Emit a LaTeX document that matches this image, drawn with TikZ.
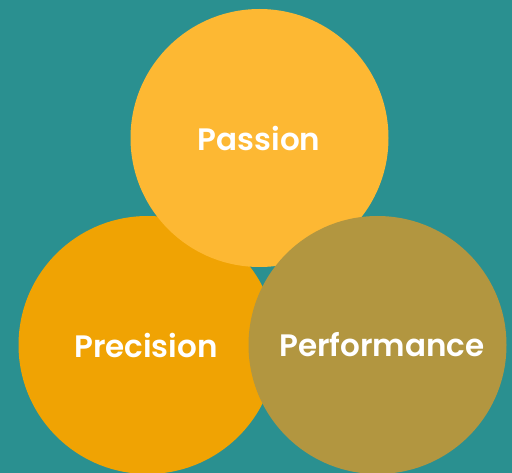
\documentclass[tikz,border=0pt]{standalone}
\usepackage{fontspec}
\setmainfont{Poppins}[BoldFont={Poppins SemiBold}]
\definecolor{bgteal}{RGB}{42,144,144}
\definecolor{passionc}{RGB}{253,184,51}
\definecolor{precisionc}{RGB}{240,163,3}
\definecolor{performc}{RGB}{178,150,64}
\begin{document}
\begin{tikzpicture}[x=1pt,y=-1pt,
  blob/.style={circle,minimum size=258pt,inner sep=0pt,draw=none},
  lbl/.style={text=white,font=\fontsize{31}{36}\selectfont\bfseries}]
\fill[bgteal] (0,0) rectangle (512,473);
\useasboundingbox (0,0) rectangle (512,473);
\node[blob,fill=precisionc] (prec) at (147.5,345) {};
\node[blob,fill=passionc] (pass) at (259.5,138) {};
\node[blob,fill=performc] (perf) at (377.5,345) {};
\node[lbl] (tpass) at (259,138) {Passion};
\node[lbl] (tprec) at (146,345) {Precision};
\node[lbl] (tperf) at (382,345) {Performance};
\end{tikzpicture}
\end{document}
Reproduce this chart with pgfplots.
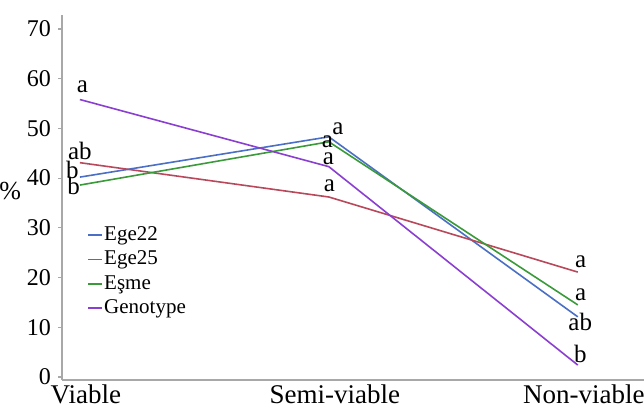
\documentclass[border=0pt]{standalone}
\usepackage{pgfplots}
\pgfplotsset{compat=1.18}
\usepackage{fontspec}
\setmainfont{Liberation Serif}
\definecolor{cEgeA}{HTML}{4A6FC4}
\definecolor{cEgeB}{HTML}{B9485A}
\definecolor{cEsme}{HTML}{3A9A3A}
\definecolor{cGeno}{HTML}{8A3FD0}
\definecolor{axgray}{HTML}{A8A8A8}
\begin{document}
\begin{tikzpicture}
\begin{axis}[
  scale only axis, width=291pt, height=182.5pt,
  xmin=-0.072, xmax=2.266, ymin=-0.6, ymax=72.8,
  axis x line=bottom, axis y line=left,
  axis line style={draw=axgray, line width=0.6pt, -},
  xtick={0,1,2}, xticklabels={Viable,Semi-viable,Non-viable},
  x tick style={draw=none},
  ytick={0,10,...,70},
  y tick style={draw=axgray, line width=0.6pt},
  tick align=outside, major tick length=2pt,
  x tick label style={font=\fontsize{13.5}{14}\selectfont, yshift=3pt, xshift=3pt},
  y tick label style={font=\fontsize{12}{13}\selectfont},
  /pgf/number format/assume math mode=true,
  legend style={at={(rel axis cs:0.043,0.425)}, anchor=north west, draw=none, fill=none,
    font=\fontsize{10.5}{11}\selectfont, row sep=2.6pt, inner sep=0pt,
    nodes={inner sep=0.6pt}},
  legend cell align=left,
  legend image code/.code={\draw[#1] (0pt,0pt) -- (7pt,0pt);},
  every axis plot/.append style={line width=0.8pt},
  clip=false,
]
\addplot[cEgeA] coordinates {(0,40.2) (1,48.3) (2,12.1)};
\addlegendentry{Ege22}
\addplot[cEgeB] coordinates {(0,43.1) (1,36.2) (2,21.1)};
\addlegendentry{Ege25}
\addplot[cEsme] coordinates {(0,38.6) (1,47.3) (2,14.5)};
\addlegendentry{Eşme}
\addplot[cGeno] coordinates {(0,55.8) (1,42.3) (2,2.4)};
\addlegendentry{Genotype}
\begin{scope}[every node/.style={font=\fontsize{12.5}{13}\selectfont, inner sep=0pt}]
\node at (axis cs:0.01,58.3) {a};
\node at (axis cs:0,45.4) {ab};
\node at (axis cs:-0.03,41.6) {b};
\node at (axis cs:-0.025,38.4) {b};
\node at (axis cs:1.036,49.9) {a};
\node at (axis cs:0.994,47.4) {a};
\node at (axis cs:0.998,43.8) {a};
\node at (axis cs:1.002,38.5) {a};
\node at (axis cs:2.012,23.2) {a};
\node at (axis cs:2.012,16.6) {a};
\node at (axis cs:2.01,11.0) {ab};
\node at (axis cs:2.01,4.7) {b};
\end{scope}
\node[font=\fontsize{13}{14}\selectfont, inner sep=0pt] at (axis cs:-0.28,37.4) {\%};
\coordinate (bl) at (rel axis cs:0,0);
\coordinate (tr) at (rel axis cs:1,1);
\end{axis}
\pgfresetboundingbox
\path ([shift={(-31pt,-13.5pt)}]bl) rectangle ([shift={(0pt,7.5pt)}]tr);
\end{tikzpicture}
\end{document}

...

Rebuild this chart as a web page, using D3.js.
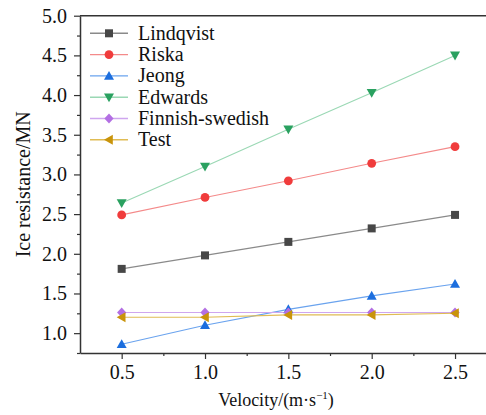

• [Required task]: From the records given above, copy all lines containing "this".

• [Answer in full]:
Emit a LaTeX document that matches this image, drawn with TikZ.
Reproduce this chart with pgfplots.
Rebuild this chart as a web page, using D3.js.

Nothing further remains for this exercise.